100 YEARS OLD AND STILL TRYING TO KEEP SMILING...
HELLO! And thank you so much for dropping in. I would greet you with a smile, but I am no longer sure that I know how. I have been reading a paper entitled “Dynamic properties of successful smiles” that has just been published in the journal Plos One, and it has gone so deeply into the matter of smiling that I can no longer feel sure about how to do it properly.
The Oxford English Dictionary, I just discovered, includes 16 verbs that can mean ‘to smile’. One may arride or subride, besmile, outsmile or resmile, simper, sneer or fleer (which is to smile flatteringly or fawningly). One may smicker, smirk, smirtle or smirkle which may well turn out to be the same thing, though there could also be a subtle difference between them. As for smilesmirk, well all I can say is that I think that is overdoing it.
Back on the Plos One paper, it gives the results of research at the University of Portsmouth into people’s assessments of smiles created by manipulating digital images. Subjects were shown 27 moving images of the same face with different smiles.
The angle, breadth and degree to which the teeth are showing were all changed from picture to picture and the subjects were asked to assess the smile on a number of scales. These included the genuineness of the smile, the emotions it expressed, its pleasantness or creepiness and its overall effectiveness.
Analysis of the results, however, showed that smiling is a far more complex matter that had previously been thought. Big smiles are not necessarily better received than small smiles, and the question of whether one should bare one’s teeth when smiling is very unclear.
“We found that a successful smile involves an intricate balance of mouth angle, smile extent and dental show in combination with dynamic temporal timing,” they say. The ‘dynamic temporal timing’, incidentally, involved creating an asymmetry in timing between the motions of the left and right sides of the mouth during the formation of the smile.

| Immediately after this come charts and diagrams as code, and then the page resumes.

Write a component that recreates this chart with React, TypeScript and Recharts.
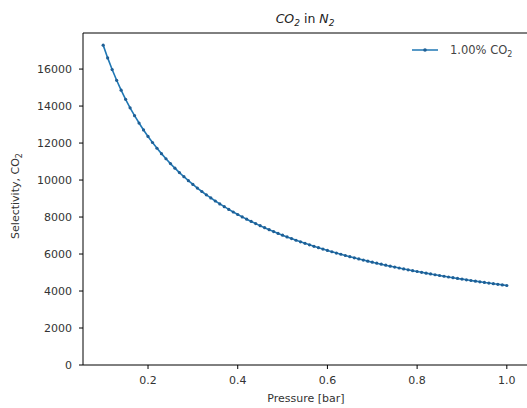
import React from 'react';
import { LineChart, Line, XAxis, YAxis, Label, ReferenceLine } from 'recharts';

const pressures = [
  0.10, 0.11, 0.12, 0.13, 0.14, 0.15, 0.16, 0.17, 0.18, 0.19,
  0.20, 0.21, 0.22, 0.23, 0.24, 0.25, 0.26, 0.27, 0.28, 0.29,
  0.30, 0.31, 0.32, 0.33, 0.34, 0.35, 0.36, 0.37, 0.38, 0.39,
  0.40, 0.41, 0.42, 0.43, 0.44, 0.45, 0.46, 0.47, 0.48, 0.49,
  0.50, 0.51, 0.52, 0.53, 0.54, 0.55, 0.56, 0.57, 0.58, 0.59,
  0.60, 0.61, 0.62, 0.63, 0.64, 0.65, 0.66, 0.67, 0.68, 0.69,
  0.70, 0.71, 0.72, 0.73, 0.74, 0.75, 0.76, 0.77, 0.78, 0.79,
  0.80, 0.81, 0.82, 0.83, 0.84, 0.85, 0.86, 0.87, 0.88, 0.89,
  0.90, 0.91, 0.92, 0.93, 0.94, 0.95, 0.96, 0.97, 0.98, 0.99,
  1.00,
];

const selectivity = [
  17294, 16604, 15973, 15394, 14860, 14366, 13907, 13480, 13082, 12709,
  12359, 12030, 11720, 11428, 11151, 10889, 10641, 10405, 10180, 9966,
  9762, 9567, 9381, 9202, 9031, 8867, 8710, 8559, 8413, 8273,
  8138, 8008, 7883, 7762, 7645, 7531, 7422, 7316, 7214, 7114,
  7018, 6924, 6834, 6746, 6660, 6577, 6496, 6417, 6341, 6266,
  6194, 6123, 6054, 5987, 5921, 5857, 5795, 5734, 5674, 5616,
  5559, 5504, 5449, 5396, 5344, 5294, 5244, 5195, 5147, 5100,
  5055, 5010, 4966, 4923, 4880, 4839, 4798, 4758, 4719, 4680,
  4643, 4605, 4569, 4533, 4498, 4463, 4429, 4396, 4363, 4331,
  4299,
];

const xTicks = [0.2, 0.4, 0.6, 0.8, 1.0];
const yTicks = [0, 2000, 4000, 6000, 8000, 10000, 12000, 14000, 16000];
const yMax = 17950;
const seriesName = '1.00% CO';

const data = pressures.map((p, i) => ({ p, s: selectivity[i] }));

const FONT = 'DejaVu Sans, sans-serif';
const COLOR = '#1f77b4';
const TEXT = '#333';

const Dot = (props: any) => {
  const { cx, cy } = props;
  if (cx == null || cy == null) return null;
  return <circle cx={cx} cy={cy} r={1.6} fill="#1f5f95" stroke="none" />;
};

const TopDecor = () => (
  <g>
    <text x={305} y={23} textAnchor="middle" fontFamily={FONT} fontSize={12.5} fill="#222">
      <tspan fontStyle="italic">CO</tspan>
      <tspan fontSize={9} dy={3} fontStyle="italic">2</tspan>
      <tspan dy={-3}> in </tspan>
      <tspan fontStyle="italic">N</tspan>
      <tspan fontSize={9} dy={3} fontStyle="italic">2</tspan>
    </text>
    <line x1={412} y1={50} x2={438} y2={50} stroke={COLOR} strokeWidth={1.5} />
    <circle cx={425} cy={50} r={1.8} fill="#1f5f95" />
    <text x={450} y={54} fontFamily={FONT} fontSize={11.5} fill="#444">
      {seriesName}
      <tspan fontSize={8} dy={2.5}>2</tspan>
    </text>
  </g>
);

export default function App() {
  return (
    <div style={{ position: 'absolute', left: 0, top: 0, width: 527, height: 408, background: '#fff' }}>
      <LineChart
        width={527}
        height={408}
        data={data}
        margin={{ top: 33, right: 0, bottom: 0, left: 0 }}
      >
        <XAxis
          dataKey="p"
          type="number"
          domain={[0.055, 1.045]}
          allowDataOverflow
          ticks={xTicks}
          tickFormatter={(v: number) => v.toFixed(1)}
          height={43}
          tickSize={4}
          tickMargin={7}
          stroke="#000"
          tick={{ fill: TEXT, fontSize: 11, fontFamily: FONT }}
        >
          <Label
            content={() => (
              <text x={306} y={402} textAnchor="middle" fontFamily={FONT} fontSize={11} fill={TEXT}>
                Pressure [bar]
              </text>
            )}
          />
        </XAxis>
        <YAxis
          type="number"
          domain={[0, yMax]}
          allowDataOverflow
          ticks={yTicks}
          width={83}
          tickSize={4}
          tickMargin={7}
          stroke="#000"
          tick={{ fill: TEXT, fontSize: 11, fontFamily: FONT }}
        >
          <Label
            content={() => (
              <text
                x={0}
                y={0}
                transform="translate(19, 196) rotate(-90)"
                textAnchor="middle"
                fontFamily={FONT}
                fontSize={11}
                fill={TEXT}
              >
                Selectivity, CO<tspan fontSize={8} dy={2.5}>2</tspan>
              </text>
            )}
          />
        </YAxis>
        <ReferenceLine
          y={yMax}
          stroke="#000"
          strokeWidth={1}
          ifOverflow="visible"
          label={<TopDecor />}
        />
        <Line
          type="linear"
          dataKey="s"
          name="1.00% CO₂"
          stroke={COLOR}
          strokeWidth={1.6}
          dot={<Dot />}
          activeDot={false}
          isAnimationActive={false}
        />
      </LineChart>
    </div>
  );
}
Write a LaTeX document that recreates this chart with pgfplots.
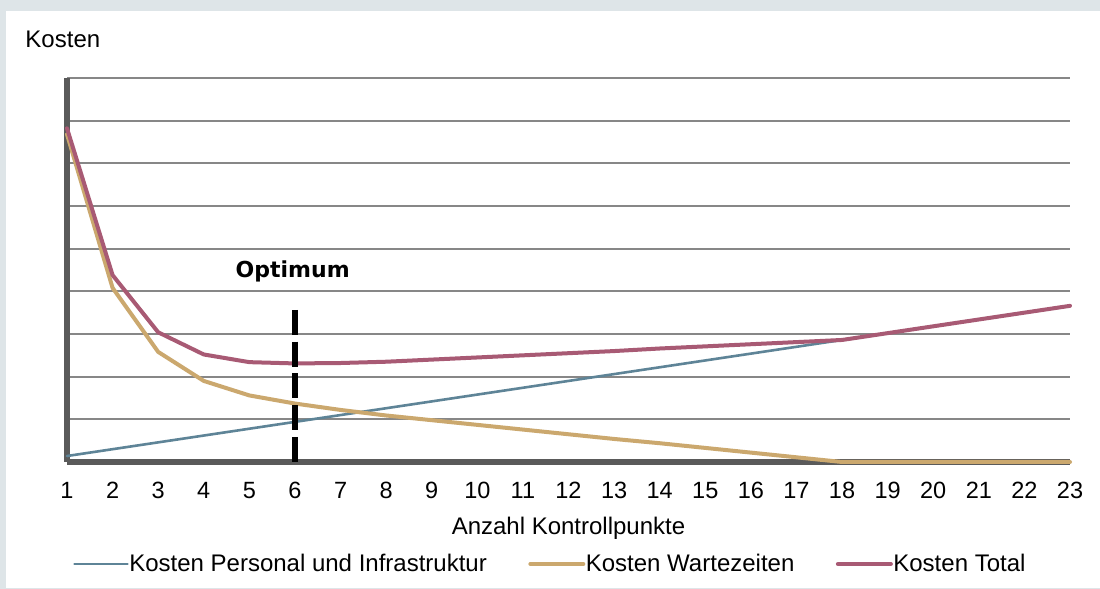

They found no significant differences between male and female assessments of smiles, nor any relation between assessments and the amount the subjects had drunk that day (though they did exclude from the experiment subjects who had consumed six or more alcoholic drinks that day.
“Successful smiles,” they say “have mouth angles of about 13-17 degrees and smile extents of about 55-62% the interpupillary distance.” (That’s the distance between the eyes.) “…the best smiles represent a diverse collection of different combinations of facial parameters. There is not a single path to a successful smile.”
I hope all of the above explains why I did not greet you with a smile when you began to read this piece. Trying to assess the angle of my smile, its extent compared with my interpupillary distance, how much of my teeth to show and whether the left side of my smile should move before or after the right side is enough to drive the smile off anyone’s face. Keep smiling anyway.